If the Supreme Court rules the maps were invalid, they could send the issue back to a lower court or tell the Legislature to redraw the congressional boundaries (the plaintiffs in the suit did not challenge any of the legislative districts). New boundaries could not take effect until the 2026 election.

Utah’s four members of the U.S. House of Representatives quietly submitted a brief to the court last spring asking the court to throw out the lawsuit, adding, they said, “There’s no constitutional right to be free from partisan gerrymandering.”

“From our perspective, we’ve been consistent for over seven years in saying voters should pick politicians, not the other way around,” Katie Wright, executive director of Better Boundaries, said on Wednesday. “We’re hopeful the court comes to the same conclusion.”

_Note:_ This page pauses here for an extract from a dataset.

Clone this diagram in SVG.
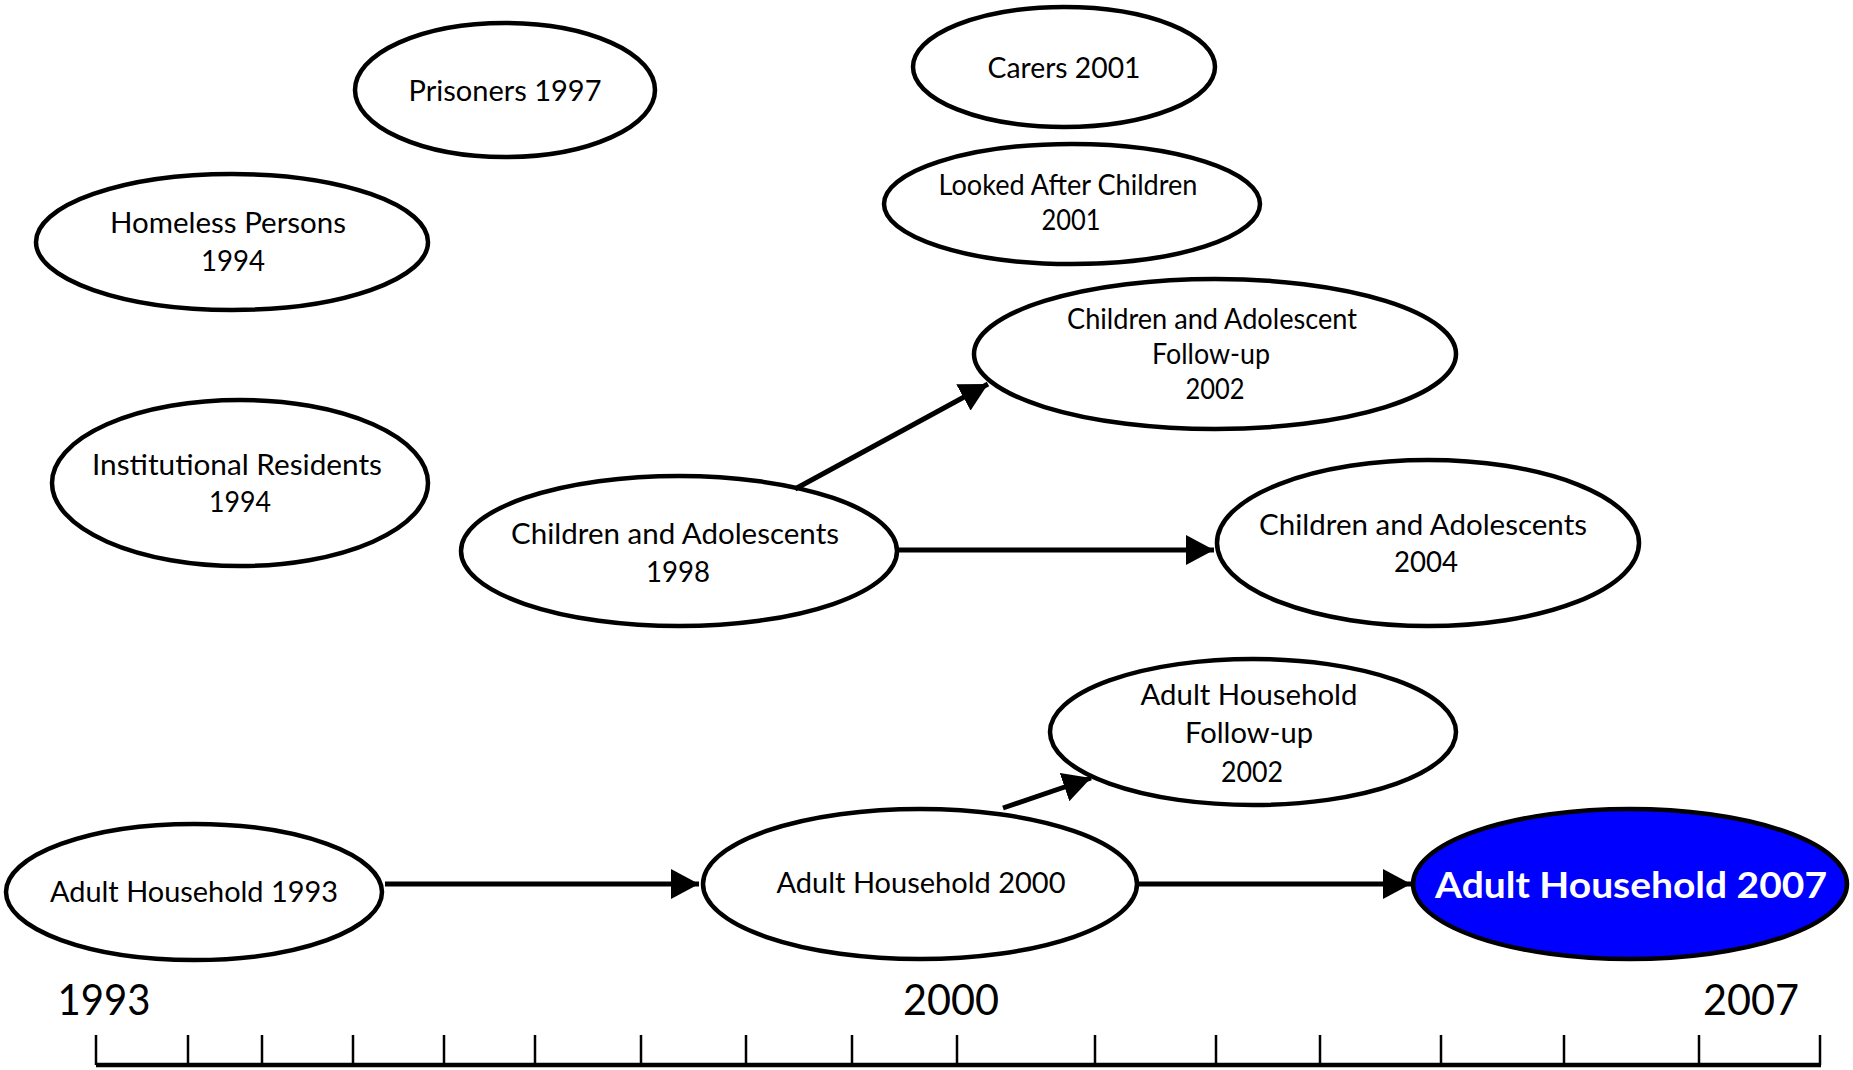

But the larger issue that arose during those Supreme Court arguments: Do legislators have the power to fundamentally undo ballot-passed voter initiatives? Or does a provision of the Utah Constitution stating that “All political power is inherent in the people … and they have the right to alter or reform their government” give the courts the power to step in when legislators reverse the will of voters?

Justice Paige Petersen pointed out during arguments last year that, if lawmakers can undo every initiative passed by voters, the constitutional provision giving power to the people becomes meaningless.

“When do the people have the last word?” Petersen asked. “You’re saying they can’t have the last word through the initiative process. People structurally don’t ever have the last word.”

Justice John Pearce suggested that courts could exercise a higher level of scrutiny in instances when legislators fundamentally change a ballot measure that would “alter or reform their government,” as they did in this case.

Should the justices wade into that issue, it could have impacts beyond the gerrymandering lawsuit. In addition to the Better Boundaries initiative in 2018, voters passed two other ballot measures — one legalizing medical cannabis in the state and one expanding Medicaid coverage to more low-income Utahns.

The Legislature significantly altered all three.

If Pearce’s theory prevails, the Legislature may be constrained from taking similar measures in the future.

“It goes back to the accountability issue,” said Jeff Merchant, executive director of the progressive group Alliance For A Better Utah. “When the people have made a decision, does the Legislature have carte blanche authority to go in and undo what was done? I think that is what most people have been concerned about from the beginning with the way the Legislature did this, particularly in the context of something that … is the basis of the people’s ability to select the people they want to represent them.”